294.1—Recreation areas.
Suitable areas of national forest land, other than wilderness or wild areas, which should be managed principally for recreation use may be given special classification as follows:
(a)
Areas which should be managed principally for recreation use substantially in their natural condition and on which, in the discretion of the officer making the classification, certain other uses may or may not be permitted may be approved and classified by the Chief of the Forest Service or by such officers as he may designate if the particular area is less than 100,000 acres. Areas of 100,000 acres or more will be approved and classified by the Secretary of Agriculture.
(b)
Areas which should be managed for public recreation requiring development and substantial improvements may be given special classification as public recreation areas. Areas in single tracts of not more than 160 acres may be approved and classified by the Chief of the Forest Service or by such officers as he may designate. Areas in excess of 160 acres will be classified by the Secretary of Agriculture.
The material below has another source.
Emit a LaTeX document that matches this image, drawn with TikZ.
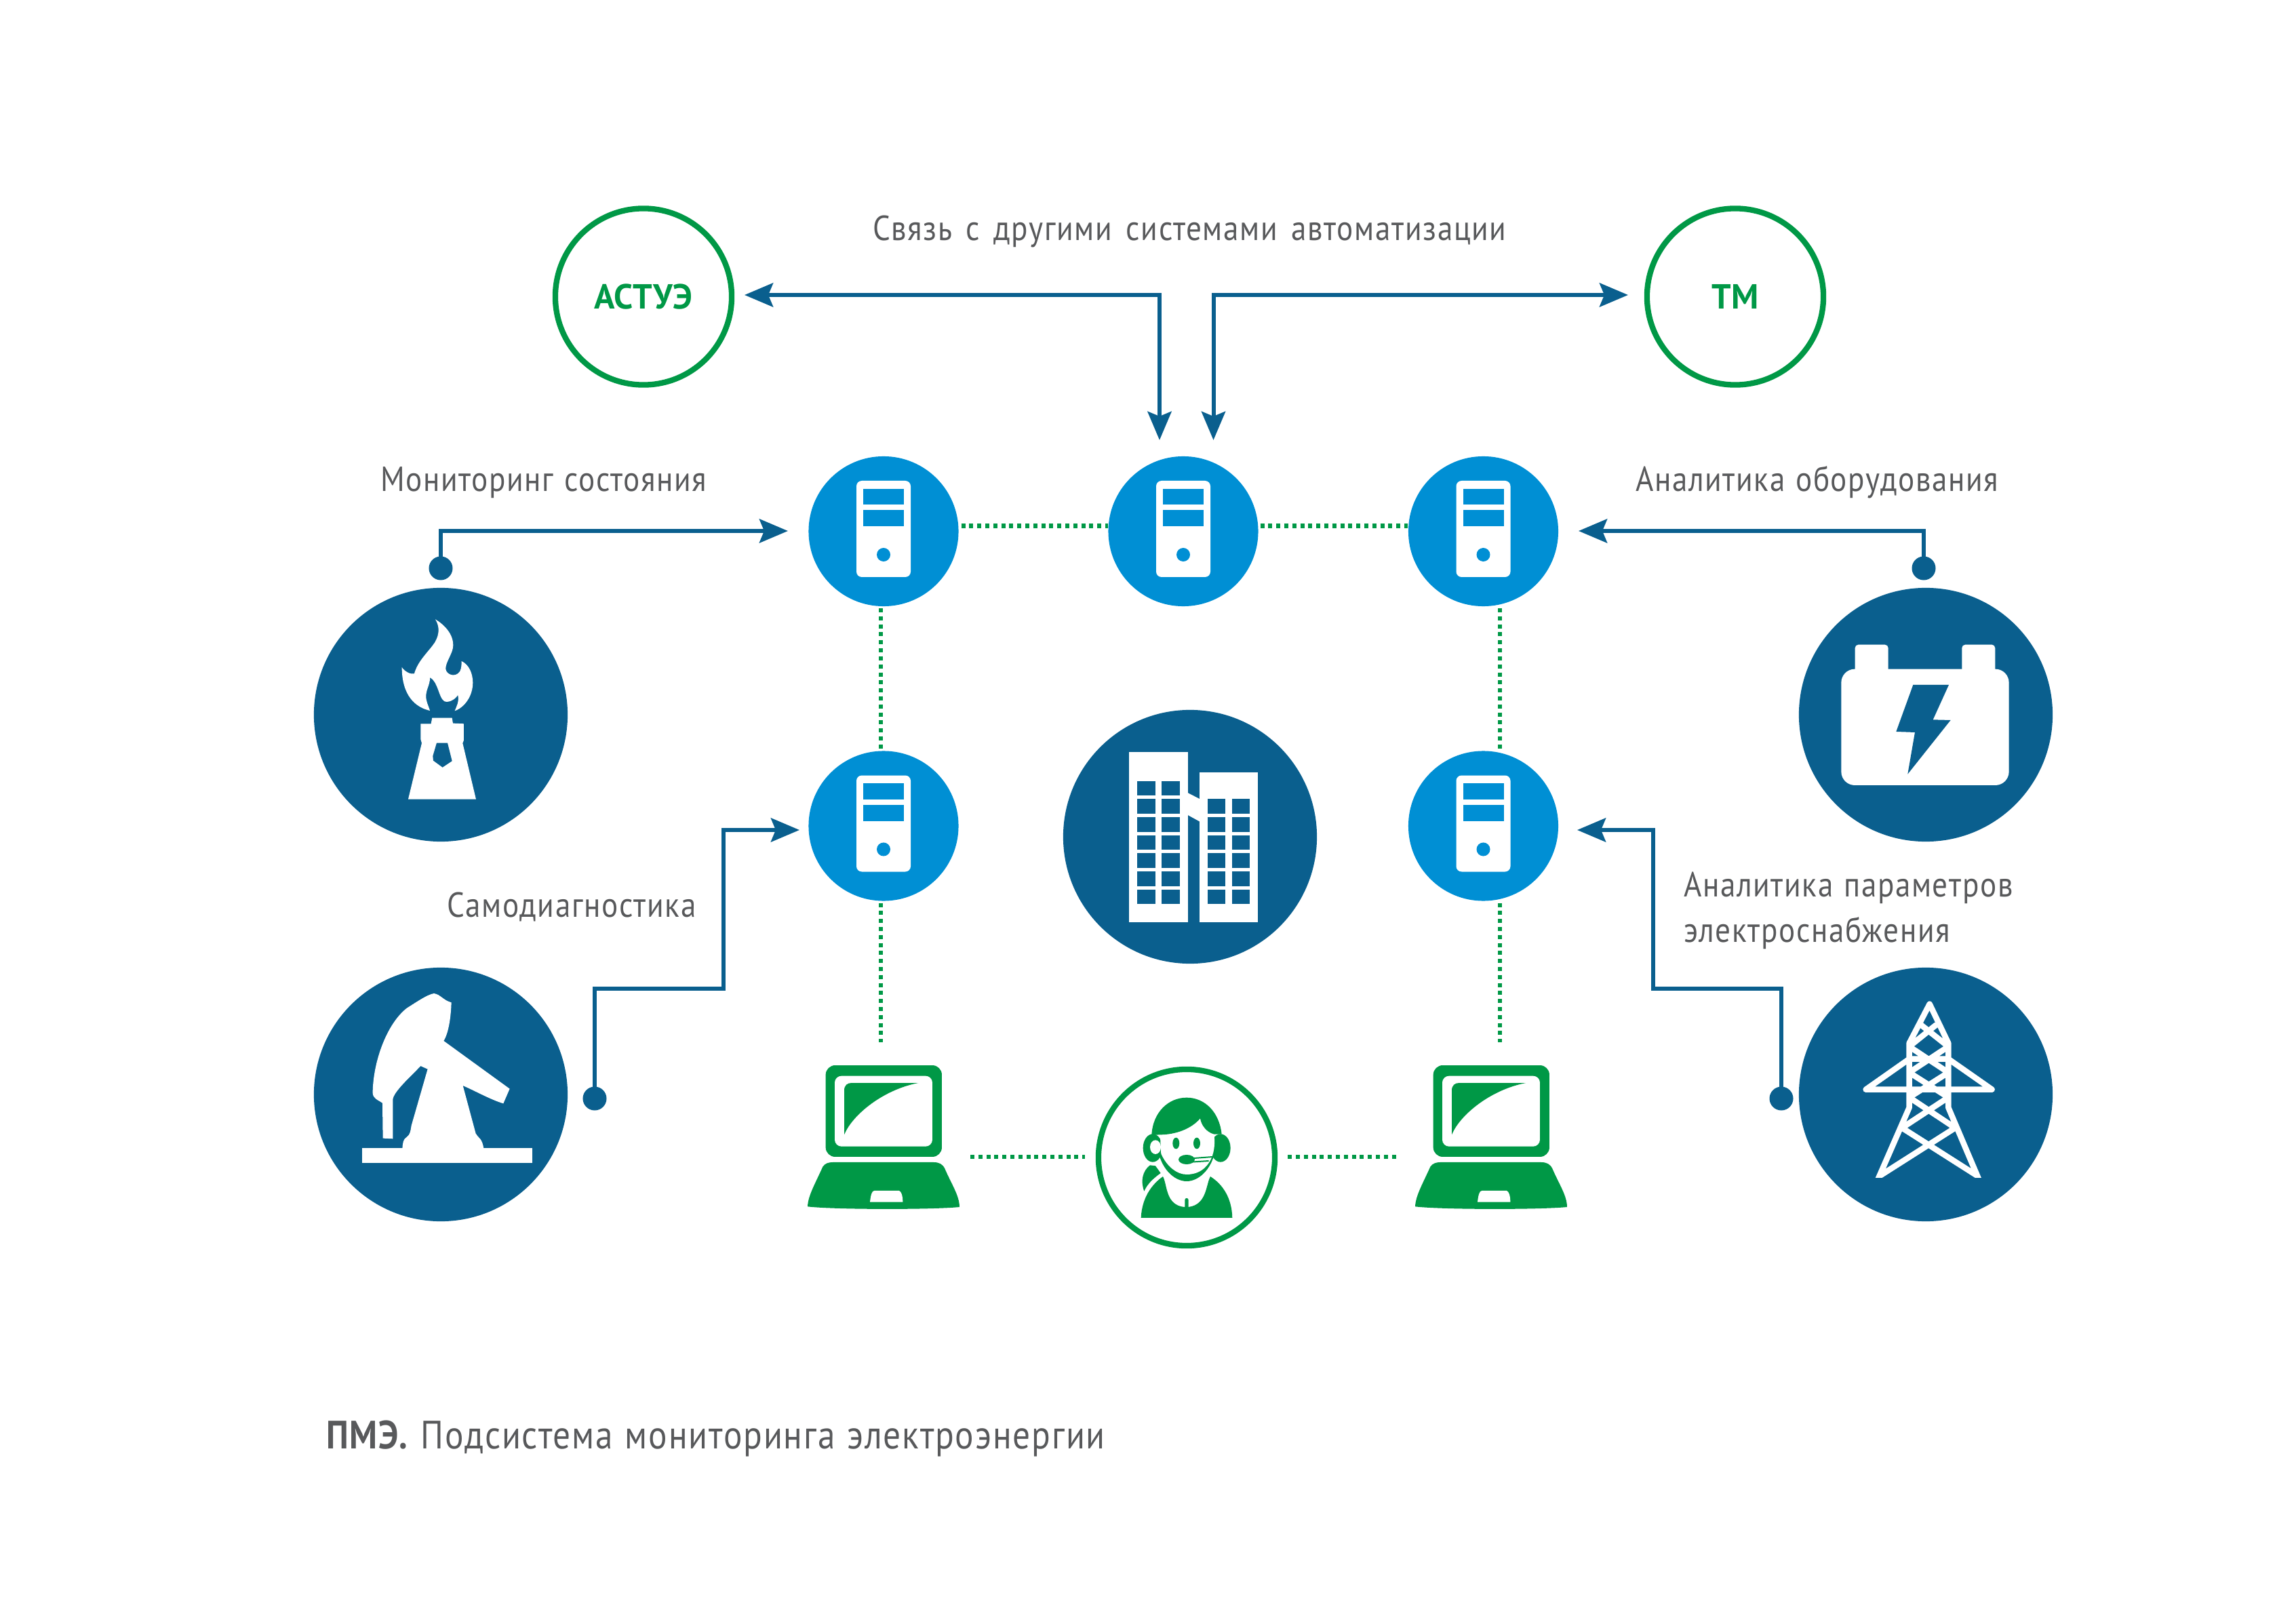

Classification hereunder may include areas used or selected to be used for the development and maintenance as camp grounds, picnic grounds, organization camps, resorts, public service sites (such as for restaurants, filling stations, stores, horse and boat liveries, garages, and similar types of public service accommodations), bathing beaches, winter sports areas, lodges, and similar facilities and appurtenant structures needed by the public to enjoy the recreation resources of the national forests. The boundaries of all areas so classified shall be clearly marked on the ground and notices of such classification shall be posted at conspicuous places thereon. Areas classified under this section shall thereby be set apart and reserved for public recreation use and such classification shall constitute a formal closing of the area to any use or occupancy inconsistent with the classification.